I've never been short on ideas for blog posts.
In the past, I've come up with several good ideas. Sometimes I'd even get started on them for a while.
Then, after a while, I'd start to slack off for a while before the idea completely fell off the track.
Most of the time it's been due to lack of writing. I'd start off strong for a week or so, then the amount of writing would decrease slowly and surely as I just felt no motivation to go forward with the post. Often times, it's because the idea seemed really good in theory, but when it came to executing the idea, I realized it wasn't as good as I thought.
For example, back in 1999 when I was writing on my old web site, I was very much into the Indians and what appeared to be a season for the ages. Every time I wrote something, I finished with a recap of that days Indians' game. I'd give the score, the records, and a brief rundown of the game. I kept it up for half the season, then sometime after the All-Star break, I either lost interest in the idea or got sick of doing it.
It's kind of hard to remember at this point.
More recently, specifically last year's playoffs, I started to capsule previews of NFL playoff games all the way through the Pro-Bowl. I had some fun with it and was going to do it again this year, except, well, I didn't.
I can't really explain why. I kept thinking about starting it up, but then I wouldn't.
So now I have come up with a new idea for this blog. Or my pharmacy blog. I can't decide which to use it on, which would be the first issue since I can't use it on both and possibly give away what little anonymity I have on my pharmacy blog.
Hmm. That means I can't tell what the idea is if I intend to use it on the pharmacy blog because then when it shows up there, it would give away which blog is mine.
I guess I should've figured that part out first.
Oh well.
The idea revolves around a theme for each day of the week. For instance, I could call Friday Flashback Fridays and post some story from my younger years (which makes me feel old just writing that). Of course to do that requires me coming up with whimsical names (hey, Whimsical Wednesday?) for each day of the week and actually stick with it, which isn't likely. It also makes more sense if I write every day, thus justifying the different names for each day I post, but we know that won't happen.

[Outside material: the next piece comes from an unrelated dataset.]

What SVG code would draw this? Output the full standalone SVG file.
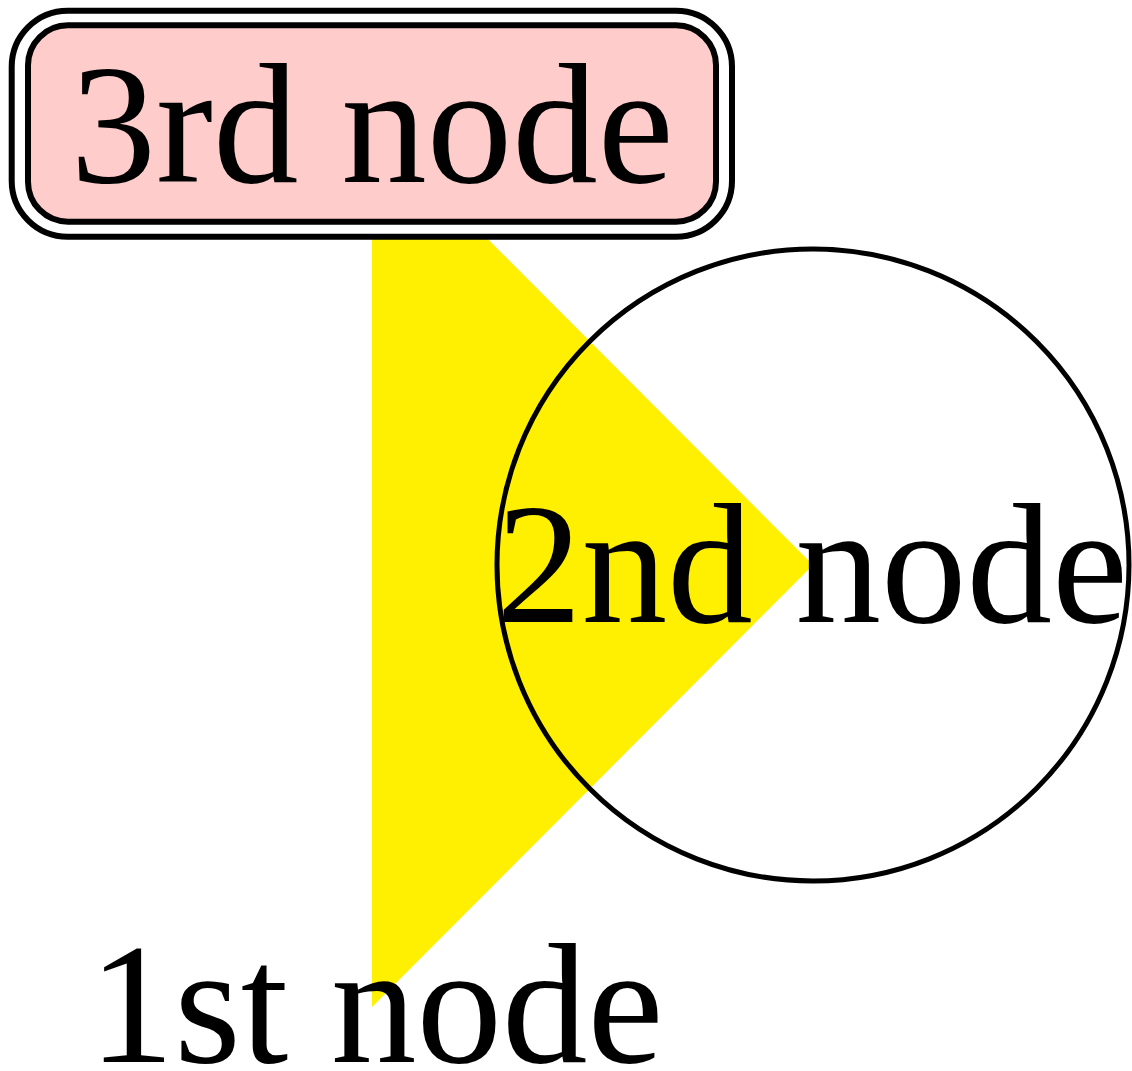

In any case, that's an idea that's floating around in my head, partially because I have nothing else to do in my free time when I'm not with Rachel than to think of silly things like that.
Now then, back to the focus of the week.
Tomorrow is kind of a day of reckoning when it comes to Kisa. It's at least the first step in deciding what to do with her. Put her down and spend the next month remembering all the moments I've had with her? Keep her alive a little longer because her health isn't as bad as feared and do everything to make her remaining time comfortable?
It's kind of a troubling thing to think about really. I almost feel like a God wielding power over a helpless being. Whether she lives or dies is in my hands.
I've spent the last two days really thinking about all the things that have happened with her over the years. I'm not so much upset at the idea of her possibly being euthanized as maybe some might be, but that's mostly because I've already come to terms with the fact that one day she will be gone. I'm calm about it because as I've stated, she's given me almost 18 good years. It's more than I ever could've hoped for and I know I'll be making an informed decision, not just saying I'm done for the hell of it or keeping her alive longer than she should be.
Having Kisa has been an amazing experience. There's never been any doubts about her being my cat. When I've been gone for a couple days and come home again, she follows me around for a while. She's always slept either next to me or on top of me. When I sit down on the couch, she's right there looking for a lap to lay on.
One of my favorite memories is when we lived in Brunswick and I worked at CVS in Strongsville til 10. I had worked the same shifts for a while and my mom started to tell me how right around when I was supposed to be home, she'd go over to the front door and sit and wait for me. This went on for the longest time, at least up until I started hanging out with Mike regularly after work.
I apologize in advance if I spend a lot of time remembering things with Kisa.
I have almost 18 years worth of memories to possibly catch up on.
Oh, and don't hold your breath on the format thing for the blog. I'll probably forget by tonight anyway.